Task brief: Starting from the top of the material, restate each line exactly until the line that contains "bin_starts = [round(i", which is also copied. Pictures are excluded.

Material provided:
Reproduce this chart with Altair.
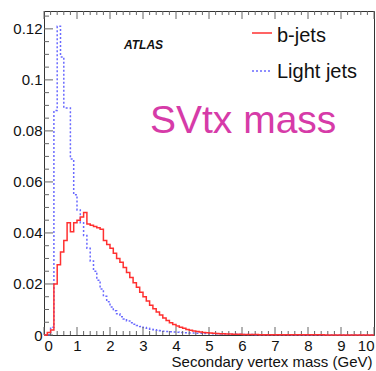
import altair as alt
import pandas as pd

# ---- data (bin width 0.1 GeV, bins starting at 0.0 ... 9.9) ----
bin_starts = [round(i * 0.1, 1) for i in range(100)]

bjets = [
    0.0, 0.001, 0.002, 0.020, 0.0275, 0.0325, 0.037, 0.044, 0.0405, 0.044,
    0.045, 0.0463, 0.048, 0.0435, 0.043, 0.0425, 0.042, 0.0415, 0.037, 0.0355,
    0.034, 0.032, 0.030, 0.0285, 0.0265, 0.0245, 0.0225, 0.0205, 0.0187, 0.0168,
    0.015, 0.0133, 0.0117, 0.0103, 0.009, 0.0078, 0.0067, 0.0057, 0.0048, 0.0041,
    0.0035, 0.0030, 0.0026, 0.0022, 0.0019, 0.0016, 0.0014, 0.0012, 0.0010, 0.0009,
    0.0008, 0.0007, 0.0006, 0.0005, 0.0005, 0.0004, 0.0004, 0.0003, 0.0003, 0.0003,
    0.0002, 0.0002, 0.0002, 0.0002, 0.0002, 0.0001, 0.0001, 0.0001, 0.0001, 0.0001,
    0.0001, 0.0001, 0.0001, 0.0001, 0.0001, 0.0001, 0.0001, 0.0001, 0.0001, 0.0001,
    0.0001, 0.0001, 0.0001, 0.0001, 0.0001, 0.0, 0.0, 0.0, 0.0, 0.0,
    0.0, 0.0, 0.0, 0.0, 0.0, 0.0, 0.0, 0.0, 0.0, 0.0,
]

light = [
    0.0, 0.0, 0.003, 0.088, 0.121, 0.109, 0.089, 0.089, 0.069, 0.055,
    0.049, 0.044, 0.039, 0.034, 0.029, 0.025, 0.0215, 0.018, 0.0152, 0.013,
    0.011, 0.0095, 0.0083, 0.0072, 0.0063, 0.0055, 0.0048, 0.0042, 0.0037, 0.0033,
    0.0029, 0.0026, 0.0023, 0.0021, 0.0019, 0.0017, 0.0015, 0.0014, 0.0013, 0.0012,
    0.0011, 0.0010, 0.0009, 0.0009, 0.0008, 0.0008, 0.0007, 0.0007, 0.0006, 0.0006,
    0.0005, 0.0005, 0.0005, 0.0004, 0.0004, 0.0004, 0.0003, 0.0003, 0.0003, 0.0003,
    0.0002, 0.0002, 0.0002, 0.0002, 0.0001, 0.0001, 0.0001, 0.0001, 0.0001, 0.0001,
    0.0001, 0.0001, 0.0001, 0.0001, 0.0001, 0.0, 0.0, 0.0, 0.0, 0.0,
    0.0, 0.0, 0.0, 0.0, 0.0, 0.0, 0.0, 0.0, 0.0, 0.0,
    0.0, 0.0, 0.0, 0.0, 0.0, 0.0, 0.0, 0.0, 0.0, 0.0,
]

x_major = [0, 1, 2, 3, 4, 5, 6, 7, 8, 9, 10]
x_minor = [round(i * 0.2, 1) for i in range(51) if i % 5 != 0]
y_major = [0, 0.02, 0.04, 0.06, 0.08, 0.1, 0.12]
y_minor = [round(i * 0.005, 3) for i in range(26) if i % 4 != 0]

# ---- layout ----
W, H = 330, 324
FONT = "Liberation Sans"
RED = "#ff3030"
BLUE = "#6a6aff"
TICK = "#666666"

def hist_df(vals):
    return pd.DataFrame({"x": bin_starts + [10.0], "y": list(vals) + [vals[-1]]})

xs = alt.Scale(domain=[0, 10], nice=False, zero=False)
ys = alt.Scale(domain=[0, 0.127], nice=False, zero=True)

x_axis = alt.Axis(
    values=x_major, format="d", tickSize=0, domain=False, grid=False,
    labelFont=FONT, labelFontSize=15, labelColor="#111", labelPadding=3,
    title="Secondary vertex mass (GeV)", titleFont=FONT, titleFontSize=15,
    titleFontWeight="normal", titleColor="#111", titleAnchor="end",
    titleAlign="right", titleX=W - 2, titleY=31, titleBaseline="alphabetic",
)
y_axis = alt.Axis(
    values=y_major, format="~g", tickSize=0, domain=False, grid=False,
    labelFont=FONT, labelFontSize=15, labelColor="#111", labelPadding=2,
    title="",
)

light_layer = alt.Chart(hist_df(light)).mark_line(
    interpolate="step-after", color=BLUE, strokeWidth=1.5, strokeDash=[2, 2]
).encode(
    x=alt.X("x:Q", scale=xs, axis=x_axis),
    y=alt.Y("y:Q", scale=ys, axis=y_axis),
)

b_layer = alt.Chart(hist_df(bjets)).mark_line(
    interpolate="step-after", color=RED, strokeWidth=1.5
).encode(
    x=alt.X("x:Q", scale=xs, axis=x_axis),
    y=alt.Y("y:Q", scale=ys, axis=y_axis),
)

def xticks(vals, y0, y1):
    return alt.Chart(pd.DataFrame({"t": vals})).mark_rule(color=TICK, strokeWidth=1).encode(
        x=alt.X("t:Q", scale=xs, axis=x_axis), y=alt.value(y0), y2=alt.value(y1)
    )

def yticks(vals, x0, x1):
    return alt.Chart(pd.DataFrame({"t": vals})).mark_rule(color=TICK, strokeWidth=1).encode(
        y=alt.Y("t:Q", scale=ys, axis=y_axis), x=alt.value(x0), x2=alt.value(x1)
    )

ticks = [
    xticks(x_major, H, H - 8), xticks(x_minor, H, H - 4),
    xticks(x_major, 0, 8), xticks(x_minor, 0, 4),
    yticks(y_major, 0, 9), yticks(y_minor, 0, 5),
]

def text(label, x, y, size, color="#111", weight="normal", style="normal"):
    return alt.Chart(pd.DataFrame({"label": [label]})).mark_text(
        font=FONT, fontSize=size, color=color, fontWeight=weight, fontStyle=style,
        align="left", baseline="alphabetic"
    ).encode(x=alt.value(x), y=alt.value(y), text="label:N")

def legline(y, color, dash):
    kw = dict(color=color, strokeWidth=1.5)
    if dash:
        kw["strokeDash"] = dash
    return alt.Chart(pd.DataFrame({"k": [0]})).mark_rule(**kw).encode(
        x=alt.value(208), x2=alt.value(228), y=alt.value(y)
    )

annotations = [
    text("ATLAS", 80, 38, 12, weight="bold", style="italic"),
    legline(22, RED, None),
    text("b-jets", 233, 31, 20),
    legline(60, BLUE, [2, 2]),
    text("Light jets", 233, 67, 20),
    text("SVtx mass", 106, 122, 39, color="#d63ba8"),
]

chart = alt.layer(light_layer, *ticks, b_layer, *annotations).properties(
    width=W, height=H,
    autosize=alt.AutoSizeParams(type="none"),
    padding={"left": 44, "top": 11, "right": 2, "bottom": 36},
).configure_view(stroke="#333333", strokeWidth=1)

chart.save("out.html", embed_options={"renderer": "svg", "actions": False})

Solution for this problem:
Reproduce this chart with Altair.
import altair as alt
import pandas as pd

# ---- data (bin width 0.1 GeV, bins starting at 0.0 ... 9.9) ----
bin_starts = [round(i * 0.1, 1) for i in range(100)]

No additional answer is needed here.